National Security Advisor Susan Rice said that North Korea’s latest ballistic missile launch, on the heels of a Jan. 6 nuclear test, “represents yet another destabilizing and provocative action” and a “flagrant violation” of UN Security Council resolutions.
“North Korea’s missile and nuclear weapons programs represent serious threats to our interests — including the security of some of our closest allies — and undermine peace and security in the broader region,” Rice said after U.S. Strategic Command confirmed it detected and tracked “what we assess was a North Korean missile launch into space” at 6:29 p.m. CST.
STRATCOM said the missile “was tracked on a southerly launch over the Yellow Sea” and NORAD “determined that at no time was the missile a threat to North America.”
South Korea’s Chosun Ilbo reported before the launch that a viewing booth for Kim Jong-un appeared to have been built at the Dongchang-ri missile launch site near North Korea’s northwestern border with China.
The Korea Times reported today that while some officials deemed the launch successful — the North claims the rocket was intended to put a satellite into orbit — others branded the launch a failure as “the first stage of the multi-stage rocket exploded into some 270 pieces over waters off northwest of Jeju Island.”
South Korea’s Yonhap news agency quoted a military official as saying “it’s presumed that the projectile has entered into orbit.”
Referring to what they named the satellite, North Korea said in a statement that “complete success made in the Kwangmyongsong-4 lift-off is the proud fruition of the great Workers’ Party of Korea’s policy on attaching importance to science and technology and an epochal event in developing the country’s science, technology, economy and defense capability by legitimately exercising the right to use space for independent and peaceful purposes.”
“The fascinating vapor of Juche satellite trailing in the clear and blue sky in spring of February on the threshold of the Day of the Shining Star, the greatest national holiday of Kim Il Sung’s Korea, is a gift of most intense loyalty presented by our space scientists and technicians to the great Comrade Kim Jong Un, our dignified party, state and people,” Pyongyang’s statement continued.
Rice said the administration condemns today’s launch and Pyongyang’s “determination to prioritize its missile and nuclear weapons programs over the well-being of its people, whose struggles only intensify with North Korea’s diversion of scarce resources to such destabilizing activities.”
“The United States is fully committed to the security of our allies in the region, and we will take all necessary steps to defend ourselves and our allies and respond to North Korean provocations,” she continued. “We call upon the international community to stand together and demonstrate to North Korea that its reckless actions must have serious consequences.”

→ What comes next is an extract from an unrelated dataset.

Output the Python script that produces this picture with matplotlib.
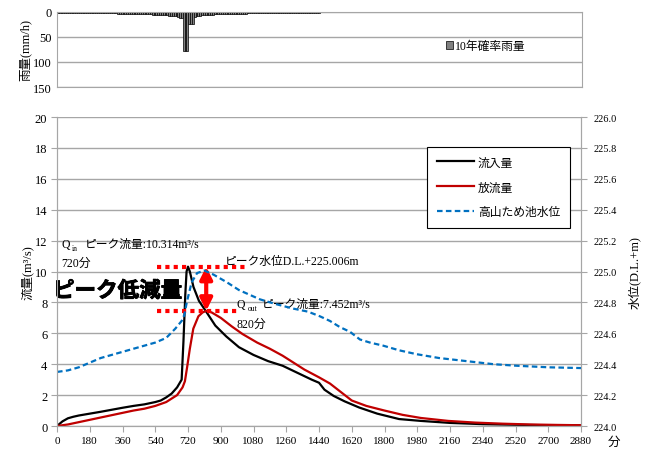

The UN Security Council is supposed to receive a briefing on the launch 11 a.m. Sunday.
Secretary of State John Kerry also called the launch a “flagrant violation” of UN resolutions.
“This is the second time in just over a month that the D.P.R.K. has chosen to conduct a major provocation, threatening not only the security of the Korean peninsula, but that of the region and the United States as well,” Kerry said in a statement. “We reaffirm our ironclad commitment to the defense of our allies, including the Republic of Korea and Japan. We will continue to work with our partners and members of the UN Security Council on significant measures to hold the D.P.R.K. to account.”
“Now is the time to do so in a firm and united way, with measures that make clear the determination of the international community to address the pursuit of nuclear and ballistic missile capabilities by the D.P.R.K. and this most recent destabilizing and unacceptable challenge to our common peace and security.”
But House Foreign Affairs Committee Chairman Ed Royce (R-Calif.) said the launch is yet another “belligerent step” in the face of failing administration policy.
“As North Korea works to build a nuclear arsenal capable of hitting the United States it is clear the Obama administration’s policy of ‘strategic patience’ has failed,” Royce said.
Royce’s North Korea Sanctions Enforcement Act passed the House last month. Legislation is being shepherded through the upper chamber by Sen. Cory Gardner (R-Colo.); it has passed the Foreign Relations Committee and is scheduled to come to the floor for a vote next week.
“North Korea’s latest act of belligerence is further evidence that we must act to counter the Forgotten Maniac,” Gardner said in a statement. “Today’s reported missile launch comes at the heels of North Korea’s fourth nuclear test, and third nuclear test during the Obama Administration.”
“We must act swiftly to reverse the president’s policy of ‘strategic patience,’ and pursue mandatory sanctions aimed at changing North Korea’s pattern of illicit behavior and peacefully disarming the regime.”